Verschuldensunabhängige Haftung
Nach dem Eisenbahn- und Kraftfahrzeughaftpflichtgesetz (EKHG) haftet aber der Betriebsunternehmer einer Eisenbahn wenn durch einen Unfall beim Betrieb der Eisenbahn ein Mensch an seinem Körper oder an seiner Gesundheit verletzt wird. Diese verschuldensunabhängige Haftung besteht nur dann nicht, wenn der Unfall durch ein unabwendbares Ereignis verursacht worden wäre und das Betriebspersonal jede nach den Umständen des Falles gebotene Sorgfalt beachtet hat.
Unfall war vermeidbar
Das Erstgericht verneint - nach einem aufwendigen Sachverständigen-Prozess - die Haftungsbefreiung für die Wiener Linien. Das Ereignis sei keineswegs unabwendbar gewesen. Gerät ein Fahrgast der Wiener U-Bahn in den Spalt zwischen Bahnsteigkante und Waggontüre und schließt die Türe aus diesem Grund nicht und winkt der verunglückte Passagier auch noch mit der Hand, dann muss dies für den U-Bahnfahrer erkennbar sein. Erkennt er dies nicht, kann dies nur an der Unzulänglichkeit der Überwachung einer Station oder an der mangelnden Sorgfalt des U-Bahnpersonals liegen.

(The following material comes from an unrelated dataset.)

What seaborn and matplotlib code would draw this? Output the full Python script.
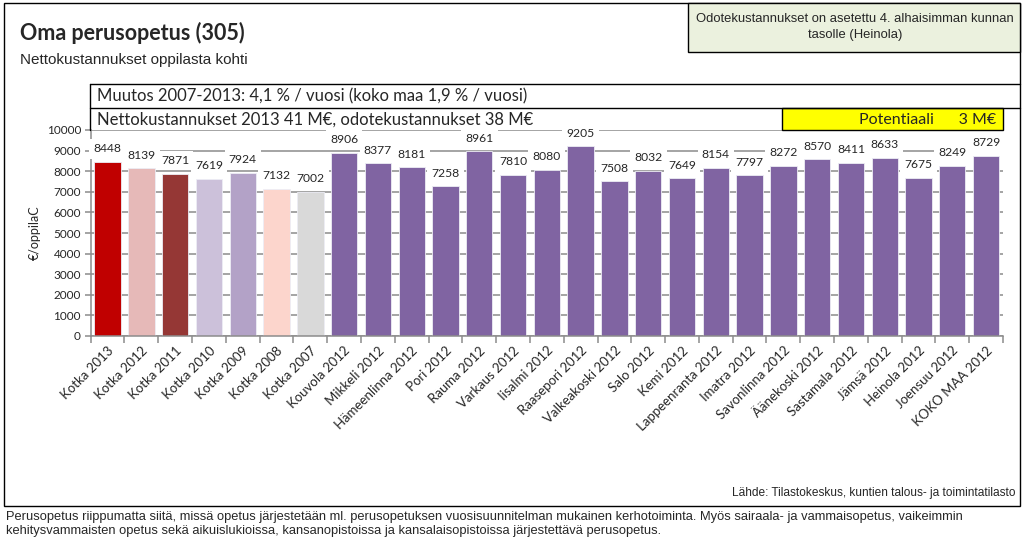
import matplotlib
matplotlib.use("Agg")
import matplotlib.pyplot as plt
import seaborn as sns
from matplotlib.patches import Rectangle
from matplotlib.lines import Line2D
from matplotlib.ticker import FixedLocator

categories = ["Kotka 2013", "Kotka 2012", "Kotka 2011", "Kotka 2010", "Kotka 2009",
              "Kotka 2008", "Kotka 2007", "Kouvola 2012", "Mikkeli 2012",
              "Hämeenlinna 2012", "Pori 2012", "Rauma 2012", "Varkaus 2012",
              "Iisalmi 2012", "Raasepori 2012", "Valkeakoski 2012", "Salo 2012",
              "Kemi 2012", "Lappeenranta 2012", "Imatra 2012", "Savonlinna 2012",
              "Äänekoski 2012", "Sastamala 2012", "Jämsä 2012", "Heinola 2012",
              "Joensuu 2012", "KOKO MAA 2012"]
values = [8448, 8139, 7871, 7619, 7924, 7132, 7002, 8906, 8377, 8181, 7258, 8961,
          7810, 8080, 9205, 7508, 8032, 7649, 8154, 7797, 8272, 8570, 8411, 8633,
          7675, 8249, 8729]
bar_colors = ["#C00000", "#E6B9B8", "#953735", "#CCC1DA", "#B3A2C7", "#FCD5CC",
              "#D9D9D9"] + ["#8064A2"] * 20
yticks = list(range(0, 10001, 1000))

title = "Oma perusopetus (305)"
subtitle = "Nettokustannukset oppilasta kohti"
note_box = "Odotekustannukset on asetettu 4. alhaisimman kunnan\ntasolle (Heinola)"
line1 = "Muutos 2007-2013: 4,1 % / vuosi (koko maa 1,9 % / vuosi)"
line2 = "Nettokustannukset 2013 41 M€, odotekustannukset 38 M€"
potential = "Potentiaali      3 M€"
source = "Lähde: Tilastokeskus, kuntien talous- ja toimintatilasto"
footnote = ("Perusopetus riippumatta siitä, missä opetus järjestetään ml. perusopetuksen vuosisuunnitelman mukainen kerhotoiminta. Myös sairaala- ja vammaisopetus, vaikeimmin\n"
            "kehitysvammaisten opetus sekä aikuislukioissa, kansanopistoissa ja kansalaisopistoissa järjestettävä perusopetus.")

sns.set_theme(style="white")
plt.rcParams["font.family"] = ["Lato", "DejaVu Sans"]

W, H = 1027, 560
fig = plt.figure(figsize=(W / 100, H / 100), dpi=100)
fig.patch.set_facecolor("white")


def fx(x):
    return x / W


def fy(y):
    return 1 - y / H


ax = fig.add_axes([fx(90.7), fy(336), fx(1003) - fx(90.7), fy(130) - fy(336)])
palette = {c: col for c, col in zip(categories, bar_colors)}
sns.barplot(x=categories, y=values, hue=categories, palette=palette, legend=False,
            width=0.78, saturation=1, ax=ax, edgecolor="#EDEDF5", linewidth=0.6)
ax.set_xlim(-0.5, len(categories) - 0.5)
ax.set_ylim(0, 10000)
ax.set_yticks(yticks)
ax.set_yticklabels([str(t) for t in yticks], fontsize=8.5)
ax.set_axisbelow(True)
ax.grid(axis="y", color="#8C8C8C", lw=1.1)
ax.grid(axis="x", visible=False)
for s in ["top", "right"]:
    ax.spines[s].set_visible(False)
for s in ["left", "bottom"]:
    ax.spines[s].set_color("#8C8C8C")
    ax.spines[s].set_linewidth(1.1)
ax.set_xticks(range(len(categories)))
ax.set_xticklabels(categories, rotation=45, ha="right", rotation_mode="anchor", fontsize=9.5)
ax.tick_params(axis="x", which="major", length=0, pad=6)
ax.xaxis.set_minor_locator(FixedLocator([i - 0.5 for i in range(len(categories) + 1)]))
ax.tick_params(axis="x", which="minor", length=5, direction="out", color="#8C8C8C", width=1.1, bottom=True)
ax.tick_params(axis="y", length=4, direction="out", color="#8C8C8C", width=1.1, left=True, pad=3)
ax.set_xlabel("")
ax.set_ylabel("€/oppilaC", fontsize=9, labelpad=4)

for i, v in enumerate(values):
    ax.annotate(str(v), (i, v), xytext=(0, 9.5), textcoords="offset points",
                ha="center", va="center", fontsize=8.7,
                bbox=dict(boxstyle="square,pad=0.35", fc="white", ec="none"))

# outer frame
fig.add_artist(Rectangle((fx(4), fy(506)), fx(1020) - fx(4), fy(3) - fy(506),
                         transform=fig.transFigure, fill=False, ec="black", lw=1))
# note box
fig.add_artist(Rectangle((fx(688), fy(52)), fx(1020) - fx(688), fy(3) - fy(52),
                         transform=fig.transFigure, fc="#EBF1DE", ec="black", lw=1))
fig.text(fx(855), fy(27), note_box, ha="center", va="center", fontsize=9.4,
         family=["Liberation Sans", "DejaVu Sans"], linespacing=1.35)

# header lines
for y in (84, 108):
    fig.add_artist(Line2D([fx(90), fx(1020)], [fy(y), fy(y)], transform=fig.transFigure,
                          color="black", lw=1))
fig.add_artist(Line2D([fx(90), fx(90)], [fy(84), fy(130)], transform=fig.transFigure,
                      color="black", lw=1))
fig.add_artist(Rectangle((fx(782), fy(130)), fx(1003) - fx(782), fy(108) - fy(130),
                         transform=fig.transFigure, fc="#FFFF00", ec="black", lw=1))
fig.text(fx(97), fy(96.5), line1, ha="left", va="center", fontsize=12)
fig.text(fx(97), fy(119.5), line2, ha="left", va="center", fontsize=12)
fig.text(fx(996), fy(119.5), potential, ha="right", va="center", fontsize=11.5)

fig.text(fx(20), fy(33), title, ha="left", va="center", fontsize=15.5, weight="bold")
fig.text(fx(20), fy(60), subtitle, ha="left", va="center", fontsize=11,
         family=["Liberation Sans", "DejaVu Sans"])
fig.text(fx(1015), fy(493), source, ha="right", va="center", fontsize=8.6,
         family=["Liberation Sans", "DejaVu Sans"])
fig.text(fx(6), fy(524), footnote, ha="left", va="center", fontsize=9.3,
         family=["Liberation Sans", "DejaVu Sans"], linespacing=1.25)

fig.savefig("out.png", dpi=100)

Über 8000 Euro Schmerzensgeld
Der Geschädigten wurden 8321,04 Euro (114.500 Schilling) als Schmerzengeld zugesprochen. Das Urteil ist aber nicht rechtskräftig. Es bleibt abzuwarten, ob die Wiener Linien Berufung erheben. Der Geschädigten wäre es aber zu wünschen, dass die Sache endgültig erledigt ist und die Wiener Linien in Zukunft kulanter mit Schadenersatzforderungen umgehen mögen.